ヤマト政権は畿内に成立した政権ですが、「ワカタケル大王(獲加多支鹵大王)」という文字は、埼玉県行田市の稲荷山古墳や、熊本県玉名郡の江田船山古墳から出土した鉄の剣や刀に刻まれているのが発見されています。

これはどういうことかというと、1つの考え方としては、ヤマト政権が熊本や埼玉あたりの同盟者である地方豪族に、銘が刻まれた剣を与えていたということですよね。

このようなことから、倭の五王の時代は、大王を中心とするヤマト政権が日本国内で強い影響力を持ちはじめた時代であると考えられるのです。

受験生がおさえておきたいポイント

大学受験で日本史を勉強している受験生へ向けて、おさえておきたいポイントをピックアップします。
受験日本史での「倭の五王」の重要度は★★★★★です。

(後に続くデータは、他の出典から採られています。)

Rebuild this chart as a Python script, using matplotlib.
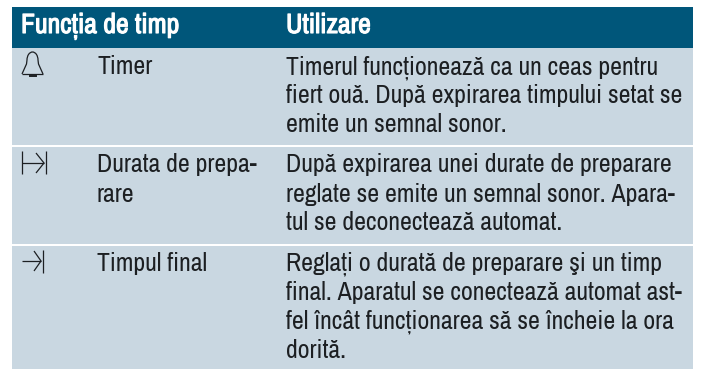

(5段階中の5)
倭の五王がなぜ中国に朝貢したのかをおさえておくと良いでしょう。
また、「倭王武の上表文」の「武」が雄略天皇であり、埼玉県の稲荷山古墳出土の鉄剣銘「獲加多支鹵大王(わかたけるのおおきみ)」と同一人物であるというのも覚えておくと良いでしょう。

  • 倭の五王は5世紀頃に存在した5人の倭王のこと。
  • 『宋書』倭国伝に記録されている。
  • 倭の五王の名は「讃・珍・済・興・武」。
  • 「武」は雄略天皇。
  • 「倭王武の上表文」では、朝鮮半島での軍事権、支配権の正当性を要求。
  • 朝貢によって、武は安東大将軍倭王という称号を得た。
  • 「武」は雄略天皇であり、埼玉県の稲荷山古墳出土の鉄剣銘「獲加多支鹵大王(わかたけるのおおきみ)」と同一人物。

おわりに

以上、倭の五王について3つのポイントで解説しました。

この時代も多くの謎につつまれた時代ですので、様々な解釈や説が存在します。

この記事では、高校で勉強する通説に沿って解説しましたが、この時代のことは知れば知るほど面白いですよ。